Dearden suggested that Salt Lake Impact contact the chair of the judicial subcommittee to address concerns about the courts. He mentioned that there may be plans to develop small courts near venue areas that will be able to deal immediately with tickets issued to out-of-state offenders. He also suggested that Salt Lake Impact talk to the Federal Affairs Subcommittee about the INS’s role in the Olympic security effort.
There will not be a central person to contact to register complaints against law enforcement agents and private security officers. Instead, people will need to contact a specific agency. Because of the large number of law enforcement agencies involved in the security effort – Dearden stated that he may even use state troopers from Colorado and Wyoming – those with grievances may be confused about who they need to call.

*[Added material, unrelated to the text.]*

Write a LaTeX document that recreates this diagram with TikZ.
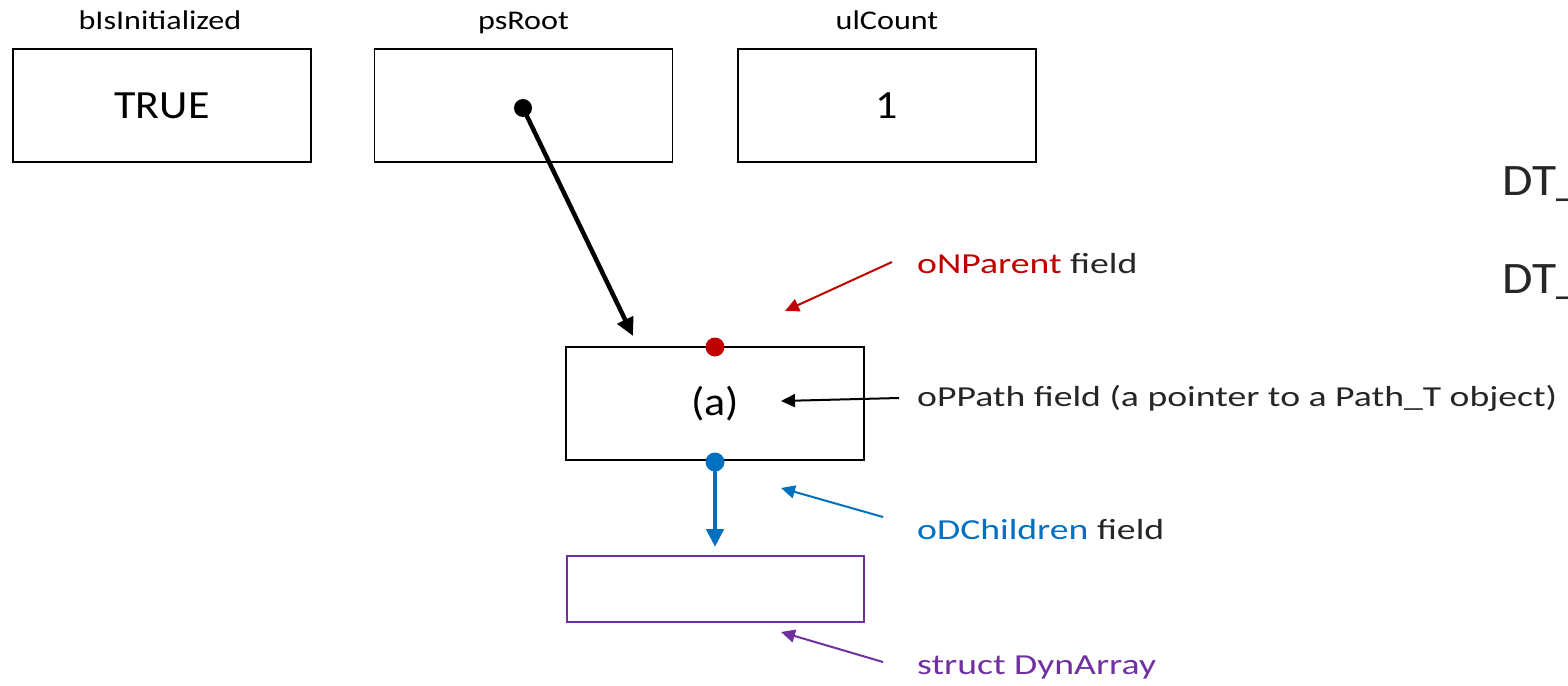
\documentclass[tikz,border=0pt]{standalone}
\usepackage{fontspec}
\setmainfont{Carlito}
\newfontfamily\sidefont[FakeStretch=1.3]{Carlito}
\newfontfamily\topfont[FakeStretch=1.19]{Carlito}
\newfontfamily\boxfont[FakeStretch=1.1]{Carlito}
\usetikzlibrary{arrows.meta}
\definecolor{cred}{HTML}{C00000}
\definecolor{cblue}{HTML}{0070C0}
\definecolor{cpurple}{HTML}{7030A0}
\definecolor{ctext}{HTML}{262626}
\tikzset{
  valbox/.style={draw=black, line width=1.6pt, minimum width=298pt, minimum height=113pt, inner sep=0pt, font=\boxfont\fontsize{40}{48}\selectfont},
  toplabel/.style={anchor=base, inner sep=0pt, font=\topfont\fontsize{27}{32}\selectfont, text=black},
  sidelabel/.style={anchor=base west, inner sep=0pt, font=\sidefont\fontsize{29}{35}\selectfont, text=ctext},
  dtlabel/.style={anchor=base west, inner sep=0pt, font=\boxfont\fontsize{45}{54}\selectfont, text=ctext},
  dot/.style={circle, fill=#1, inner sep=0pt, minimum size=19pt},
  thinarrow/.style={line width=2pt, -{Triangle[length=14pt, width=13pt]}},
}
\begin{document}
\begin{tikzpicture}[x=1pt, y=-1pt]
\useasboundingbox (0,0) rectangle (1568,685);
\clip (0,0) rectangle (1568,685);

% top boxes
\node[valbox] (init) at (162,105.5) {TRUE};
\node[valbox] (root) at (523.5,105.5) {};
\node[valbox] (count) at (887,105.5) {1};
\node[toplabel] (linit) at (160,30) {bIsInitialized};
\node[toplabel] (lroot) at (523.5,30) {psRoot};
\node[toplabel] (lcount) at (887,30) {ulCount};

% node (a)
\node[valbox, minimum height=113pt] (a) at (715,403.5) {(a)};
% DynArray box
\node[draw=cpurple, line width=1.6pt, minimum width=297pt, minimum height=66pt, inner sep=0pt] (dyn) at (715.5,589) {};

% dots
\node[dot=black, minimum size=18pt] (rootdot) at (523,108) {};
\node[dot=cred] (pdot) at (715,347) {};
\node[dot=cblue] (cdot) at (715,462) {};

% pointer arrows
\coordinate (rootend) at (633,336);
\draw[line width=4.5pt, -{Triangle[length=18pt, width=17pt]}] (rootdot.center) -- (rootend);
\coordinate (childend) at (715,547);
\draw[cblue, line width=4.5pt, -{Triangle[length=18pt, width=17pt]}] (cdot.center) -- (childend);

% side labels
\node[sidelabel] (lpar) at (917,273) {\textcolor{cred}{oNParent} field};
\node[sidelabel] (lpath) at (917,406) {oPPath field (a pointer to a Path\_T object)};
\node[sidelabel] (lchild) at (917,539) {\textcolor{cblue}{oDChildren} field};
\node[sidelabel, text=cpurple] (ldyn) at (917,674) {struct DynArray};

% label arrows
\coordinate (parstart) at (892,262);
\coordinate (parend) at (785,311);
\draw[thinarrow, cred] (parstart) -- (parend);
\coordinate (pathstart) at (899,398);
\coordinate (pathend) at (781,401);
\draw[thinarrow, black] (pathstart) -- (pathend);
\coordinate (childstart) at (883,517);
\coordinate (childarr) at (781,488);
\draw[thinarrow, cblue] (childstart) -- (childarr);
\coordinate (dynstart) at (883,662);
\coordinate (dynend) at (781,632);
\draw[thinarrow, cpurple] (dynstart) -- (dynend);

% DT_ texts (cut at the right edge, as in the reference)
\node[dtlabel] (dt1) at (1502,195) {DT\_};
\node[dtlabel] (dt2) at (1502,293) {DT\_};
\end{tikzpicture}
\end{document}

Individuals will need to go through the normal internal affairs process of public law enforcement agencies, and these departments will be open during the Olympics. Salt Lake Impact will contact Smalley to find out what sort of a grievance procedure SLOC will set up to address complaints against their private security officers.
Dearden noted that there is some discussion about an Olympic jacket for city, county, and state law enforcement agents, which would make it easier to identify an officer. Salt Lake Impact will need to talk to Smalley about private security identification.
Free Expression Activities
SLOC and the Olympic Command will work together to create free speech zones, and they have not yet begun to figure out just where these will be located. It is currently unclear whether there will be a free speech zone near every venue. Dearden stated that the Olympic Command will have nothing to do with determining how one gets into a free speech zone. A city permit process will most likely be established for each free speech zone.
The Olympic Command plans to use the National Guard and BYU for language resources. Also, every outside officer will be paired with an officer from the area.